Associate Supervisor: Ms Gaenor Dixon


Claire Ting

Evaluating the process and impact of co-designing a self-advocacy toolkit with high school students with dyslexia

Students with disability, including dyslexia, have the legal right to access the curriculum on the same basis as their peers. Australian schools are required to provide reasonable adjustments to enable equal curriculum access to students with disability. Schools are also required to consult students about their preferred adjustments. Despite these legal obligations, it is well documented that students with disability face barriers to curriculum access in high school, and are not always consulted about their preferred adjustments. Consequently, students with dyslexia may face barriers to equal access due to limited knowledge of their rights, their options for adjustments, and how to self-advocate. Knowledge of rights, entitlements, and self-advocacy skills can help students overcome these barriers and experience success as learners. 

Drawing on self-advocacy research, self-determination theory, universal principles, and student voice research, this project aims to adapt the content and accessibility of existing international self-advocacy programs to the Australian educational context, using a co-design approach involving high school students with dyslexia. It is hoped that by participating in the design and implementation of a self-advocacy toolkit, students will be empowered to advocate for their preferred adjustments, and that they will access these for their senior year of high school.

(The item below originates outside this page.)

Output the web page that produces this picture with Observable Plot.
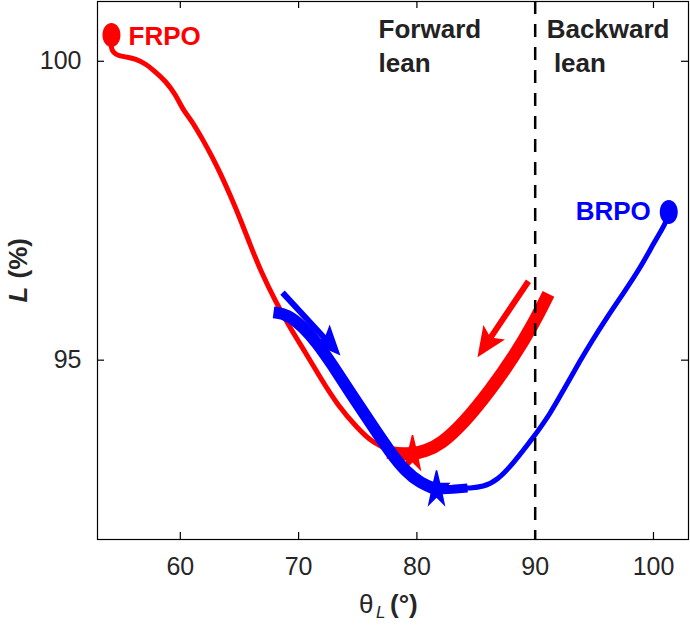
<!DOCTYPE html>
<html><head><meta charset="utf-8">
<script src="https://cdn.jsdelivr.net/npm/d3@7"></script>
<script src="https://cdn.jsdelivr.net/npm/@observablehq/plot@0.6"></script>
<style>body{margin:0;background:#fff}#chart{width:690px;height:631px}</style>
</head><body><div id="chart"></div>
<script>
// ---- data (theta_L in degrees, L in %) ----
const frpoThinTheta = [54.18, 54.10, 54.35, 54.78, 55.54, 56.21, 57.06, 57.90, 58.75, 59.59, 60.27, 60.86, 61.96, 62.72, 63.40, 64.24, 65.09, 65.93, 66.78, 68.05, 69.31, 70.58, 71.85, 73.29, 74.98, 76.33, 77.77, 79.04];
const frpoThinL     = [100.44, 100.24, 100.14, 100.09, 100.07, 100.04, 99.96, 99.82, 99.67, 99.45, 99.17, 99.04, 98.67, 98.39, 98.12, 97.75, 97.35, 96.92, 96.50, 95.98, 95.53, 95.13, 94.70, 94.25, 93.86, 93.61, 93.48, 93.43];
const frpoThickTheta = [77.51, 78.61, 79.63, 80.73, 82.00, 83.94, 86.22, 88.17, 89.86, 91.12];
const frpoThickL     = [93.46, 93.43, 93.43, 93.48, 93.59, 93.94, 94.50, 95.05, 95.61, 96.11];
const brpoThickTheta = [67.88, 69.06, 70.41, 71.60, 72.86, 74.39, 76.08, 77.77, 79.04, 80.30, 81.74];
const brpoThickL     = [95.80, 95.77, 95.55, 95.28, 94.92, 94.45, 93.95, 93.45, 93.14, 92.94, 92.83];
const brpoMidTheta = [81.74, 83.01, 84.28];
const brpoMidL     = [92.83, 92.84, 92.86];
const brpoThinTheta = [84.28, 85.63, 86.81, 88.17, 89.86, 91.29, 92.39, 93.83, 94.67, 96.11, 97.46, 98.90, 100.00, 100.76, 101.10, 101.29];
const brpoThinL     = [92.86, 92.88, 92.99, 93.28, 93.71, 94.11, 94.50, 95.00, 95.28, 95.73, 96.12, 96.55, 96.95, 97.20, 97.33, 97.48];
const starTheta = [79.63, 81.66];
const starL     = [93.43, 92.84];
const startTheta = [54.18, 101.29];
const startL     = [100.44, 97.48];
const seriesNames = ["FRPO", "BRPO"];
const arrowFromTheta = [89.43, 68.64];
const arrowFromL     = [96.32, 96.13];
const arrowToTheta   = [85.12, 73.54];
const arrowToL       = [95.05, 95.08];
const boundaryTheta = 90;
const xTicks = [60, 70, 80, 90, 100];
const yTicks = [95, 100];
const regionLabels = ["Forward\nlean", "Backward\n\u00a0lean"];
const regionLabelTheta = [76.76, 90.97];
const regionLabelL = [100.78, 100.78];
const seriesLabelTheta = [55.62, 93.42];
const seriesLabelL = [100.41, 97.48];

// ---- layout ----
const W = 690, H = 631, mL = 97, mR = 2, mT = 1, mB = 92;
const xDomain = [53, 102.96], yDomain = [92, 101];
const sx = d3.scaleLinear(xDomain, [mL, W - mR]);
const sy = d3.scaleLinear(yDomain, [H - mB, mT]);
const plotW = W - mL - mR, plotH = H - mT - mB;
const RED = "#ff0000", BLUE = "#0000ff", FONT = "'Liberation Sans', Arial, Helvetica, sans-serif";

const zip = (t, l) => t.map((v, i) => ({t: v, L: l[i]}));
const frpoThin = zip(frpoThinTheta, frpoThinL);
const frpoThick = zip(frpoThickTheta, frpoThickL);
const brpoThick = zip(brpoThickTheta, brpoThickL);
const brpoMid = zip(brpoMidTheta, brpoMidL);
const brpoThin = zip(brpoThinTheta, brpoThinL);
const colors = [RED, BLUE];
const stars = starTheta.map((t, i) => ({t, L: starL[i], c: colors[i]}));
const starts = startTheta.map((t, i) => ({t, L: startL[i], c: colors[i]}));
const arrows = arrowFromTheta.map((t, i) => ({x1: t, y1: arrowFromL[i], x2: arrowToTheta[i], y2: arrowToL[i], c: colors[i]}));
const regions = regionLabels.map((s, i) => ({s, t: regionLabelTheta[i], L: regionLabelL[i]}));
const seriesLab = seriesNames.map((s, i) => ({s, t: seriesLabelTheta[i], L: seriesLabelL[i], c: colors[i]}));

// ---- custom symbols ----
function ellipseSymbol(rx, ry) {
  const k = 0.5523;
  return {draw(ctx) {
    ctx.moveTo(rx, 0);
    ctx.bezierCurveTo(rx, ry * k, rx * k, ry, 0, ry);
    ctx.bezierCurveTo(-rx * k, ry, -rx, ry * k, -rx, 0);
    ctx.bezierCurveTo(-rx, -ry * k, -rx * k, -ry, 0, -ry);
    ctx.bezierCurveTo(rx * k, -ry, rx, -ry * k, rx, 0);
    ctx.closePath();
  }};
}
function starSymbol(R, stretch) {
  return {draw(ctx) {
    for (let i = 0; i < 10; i++) {
      const a = i * Math.PI / 5, r = i % 2 ? R * 0.4 : R;
      const x = Math.sin(a) * r, y = -Math.cos(a) * r * stretch;
      i ? ctx.lineTo(x, y) : ctx.moveTo(x, y);
    }
    ctx.closePath();
  }};
}
function arrowSymbol(a) {
  const x1 = sx(a.x1), y1 = sy(a.y1), x2 = sx(a.x2), y2 = sy(a.y2);
  const dx = x2 - x1, dy = y2 - y1, len = Math.hypot(dx, dy);
  const ux = dx / len, uy = dy / len, px = -uy, py = ux;
  const hl = 30, hw = 26, notch = 5, sw = 6;
  const P = (along, side) => [-along * ux + side * px, -along * uy + side * py];
  const pts = [P(0, 0), P(hl, hw / 2), P(hl - notch, sw / 2), P(len, sw / 2), P(len, -sw / 2), P(hl - notch, -sw / 2), P(hl, -hw / 2)];
  return {draw(ctx) { ctx.moveTo(...pts[0]); pts.slice(1).forEach(p => ctx.lineTo(...p)); ctx.closePath(); }};
}

const lineOpts = (stroke, w, cap, curve) => ({x: "t", y: "L", stroke, strokeWidth: w, curve, strokeLinejoin: "round", strokeLinecap: cap});
const fmt = d => String(d);

const chart = Plot.plot({
  width: W, height: H,
  marginLeft: mL, marginRight: mR, marginTop: mT, marginBottom: mB,
  x: {domain: xDomain, label: null},
  y: {domain: yDomain, label: null},
  style: {fontFamily: FONT, fontSize: "25px", color: "#262626", background: "#fff", overflow: "visible"},
  marks: [
    Plot.axisX(xTicks, {tickSize: 0, tickPadding: 18, tickFormat: fmt, fontSize: 25, fill: "#262626"}),
    Plot.axisY(yTicks, {tickSize: 0, tickPadding: 16, tickFormat: fmt, fontSize: 25, fill: "#262626"}),
    Plot.tickX(xTicks, {x: d => d, insetTop: plotH - 7, stroke: "#000", strokeWidth: 1.2}),
    Plot.tickX(xTicks, {x: d => d, insetBottom: plotH - 7, stroke: "#000", strokeWidth: 1.2}),
    Plot.tickY(yTicks, {y: d => d, insetRight: plotW - 7, stroke: "#000", strokeWidth: 1.2}),
    Plot.tickY(yTicks, {y: d => d, insetLeft: plotW - 7, stroke: "#000", strokeWidth: 1.2}),
    Plot.line(frpoThin, lineOpts(RED, 5, "round", "basis")),
    Plot.line(frpoThick, lineOpts(RED, 13, "butt", "basis")),
    Plot.dot(stars.slice(0, 1), {x: "t", y: "L", symbol: starSymbol(13, 1.45), r: 10, fill: "c", stroke: "c", strokeWidth: 1.5, strokeLinejoin: "miter"}),
    Plot.line(brpoThick, lineOpts(BLUE, 12, "butt", "basis")),
    Plot.line(brpoMid, lineOpts(BLUE, 9, "butt", "linear")),
    Plot.line(brpoThin, lineOpts(BLUE, 5, "round", "basis")),
    Plot.dot(stars.slice(1), {x: "t", y: "L", symbol: starSymbol(13, 1.45), r: 10, fill: "c", stroke: "c", strokeWidth: 1.5, strokeLinejoin: "miter"}),
    Plot.dot(starts, {x: "t", y: "L", symbol: ellipseSymbol(9, 12), r: 10, fill: "c", stroke: "none"}),
    ...arrows.map(a => Plot.dot([a], {x: "x2", y: "y2", symbol: arrowSymbol(a), r: 10, fill: a.c, stroke: "none"})),
    Plot.ruleX([boundaryTheta], {stroke: "#000", strokeWidth: 2.5, strokeDasharray: "13,10"}),
    Plot.frame({stroke: "#000", strokeWidth: 1.2}),
    Plot.text(regions, {x: "t", y: "L", text: "s", textAnchor: "start", lineAnchor: "top", lineHeight: 1.29, fontSize: 26, fontWeight: "bold", fill: "#222"}),
    Plot.text(seriesLab, {x: "t", y: "L", text: "s", textAnchor: "start", lineAnchor: "middle", fontSize: 26, fontWeight: "bold", fill: "c"}),
    // y axis label: L (%)
    Plot.text(["L"], {frameAnchor: "left", rotate: -90, dx: -79, dy: 32, textAnchor: "start", fontSize: 26, fontWeight: "bold", fontStyle: "italic", fill: "#262626"}),
    Plot.text(["(%)"], {frameAnchor: "left", rotate: -90, dx: -79, dy: 8, textAnchor: "start", fontSize: 26, fontWeight: "bold", fill: "#262626"}),
    // x axis label: θL (°)
    Plot.text(["\u03b8"], {frameAnchor: "bottom", dx: -34, dy: 73, textAnchor: "start", lineAnchor: "bottom", fontSize: 26, fill: "#262626"}),
    Plot.text(["L"], {frameAnchor: "bottom", dx: -17, dy: 78, textAnchor: "start", lineAnchor: "bottom", fontSize: 17, fontStyle: "italic", fill: "#262626"}),
    Plot.text(["(\u00b0)"], {frameAnchor: "bottom", dx: -3, dy: 73, textAnchor: "start", lineAnchor: "bottom", fontSize: 26, fontWeight: "bold", fill: "#262626"})
  ]
});
document.getElementById("chart").appendChild(chart);
</script>
</body></html>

Principal Supervisor: Dr Sofia Mavropoulou

Associate Supervisor: Associate Professor Jill Willis


Carolina Vidal

Title: Accessible peer assessment: improving inclusion in Australian schools

Improving equity and fairness has been a growing priority for education, in the field of assessment, one of the most recognizable students led strategy for it is peer assessment. Peer assessment is a complex process that involves a dialogic relationship between teacher and students which enhances metacognitive thinking. Also, peer assessment involves cognitive skills and social demands that could imply additional barriers for students with learning difficulties. There is growing recent research that shows that assessment interactions have the potential to overcome these barriers. Yet, little is known how peer assessment enables all students to learn, or how these interactions are designed and implemented in inclusive classrooms. This study aims to address these gaps by collecting data from teachers and students in Australian classrooms. The data collection will focus on the process where teachers work collaboratively in Professional Learning sessions, designing and implementing peer assessment strategies with their pupils to make this process more inclusive for all students.